世界のトップ選手だけが参加できる米国の「マスターズ水上スキー・ウェイクボードトーナメント」に、大分県中津市の県立中津南高校耶馬渓校3年の中村成(じょう)さん(17)が日本人の水上スキーヤーとして初めて出場した。結果は4位で表彰台には一歩届…

 世界のトップ選手だけが参加できる米国の「マスターズ水上スキー・ウェイクボードトーナメント」に、大分県中津市の県立中津南高校耶馬渓校3年の中村成(じょう)さん(17)が日本人の水上スキーヤーとして初めて出場した。結果は4位で表彰台には一歩届かなかったが、同世代のライバルたちと互角に戦える手ごたえをつかんだ。

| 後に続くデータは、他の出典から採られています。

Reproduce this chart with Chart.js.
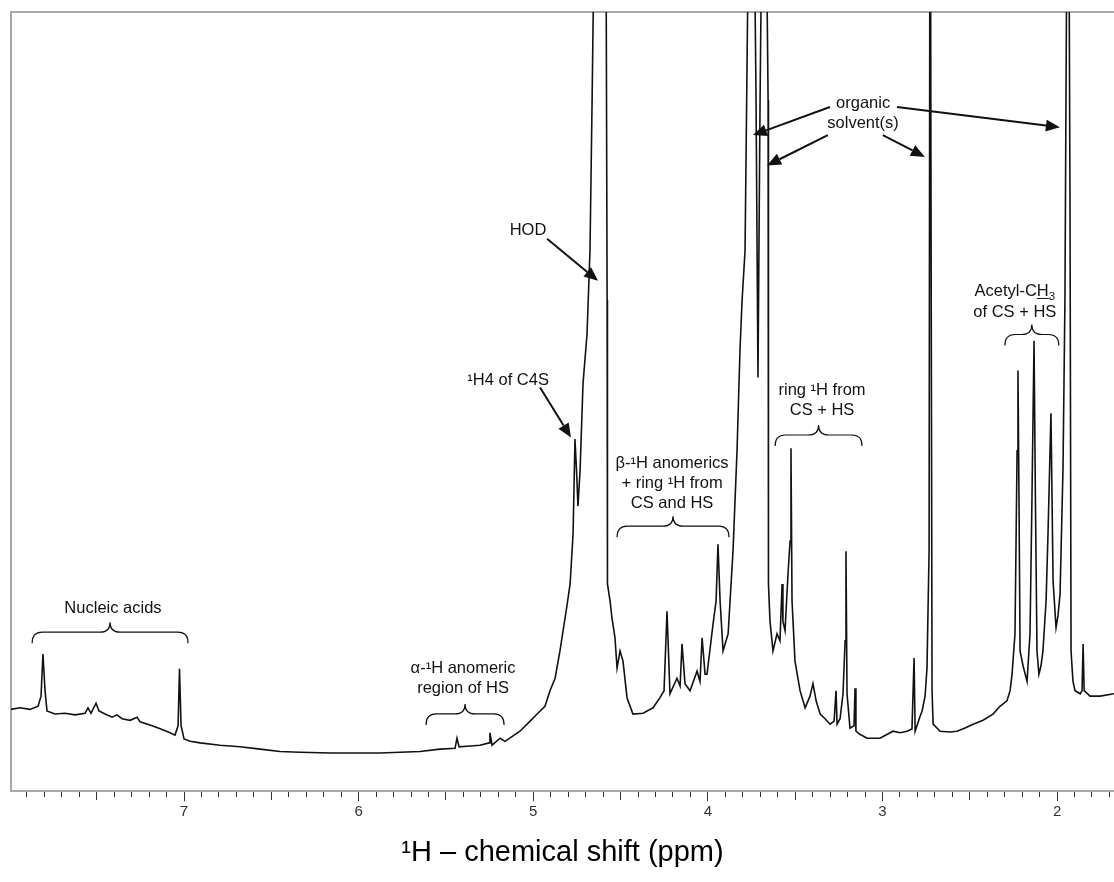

 中村さんは父親の影響で2、3歳のころから水上スキーを始めた。放課後や休日、耶馬渓ダム(中津市耶馬渓町)にある耶馬渓アクアパークで練習を続けている。2022年にアジア選手権ジュニア部門で個人総合優勝を果たし、23年の世界選手権には「飛び級」で日本代表にも選ばれた。

 マスターズは64回の歴史があり、個人のトップを決める権威のある大会。世界選手権は国の代表になれば出られるが、マスターズは基準の記録を超えないと出場資格がない。中村さんは今年春に米国で合宿中、コーチから「君ならマスターズでいいところまでいける」と励まされ、挑戦を決めた。

 大会は5月、米国・ジョージア州などで予選と本選があった。中村さんは17歳以下のジャンプ種目で、1枠を15人が争った最終予選を突破。米国やドイツ、カナダなど7人の選手たちと本選で戦い、1位の記録に1・9メートルまで迫る49・8メートルを飛んで4位に入った。

 NPO法人「日本水上スキー・ウエイクボード連盟」によると、水上スキーでマスターズに出場した日本人は中村さんが初めて。

 連盟の坂田伸一理事長(61)は「日本と欧米ではかなりレベル差があり、特にジュニアで世界が設定した記録を超える選手は成君までいなかった」と説明する。

 中村さんは「本選までいけるとは思っていなかったので、率直にうれしい。世界と戦う自信になった」と話す。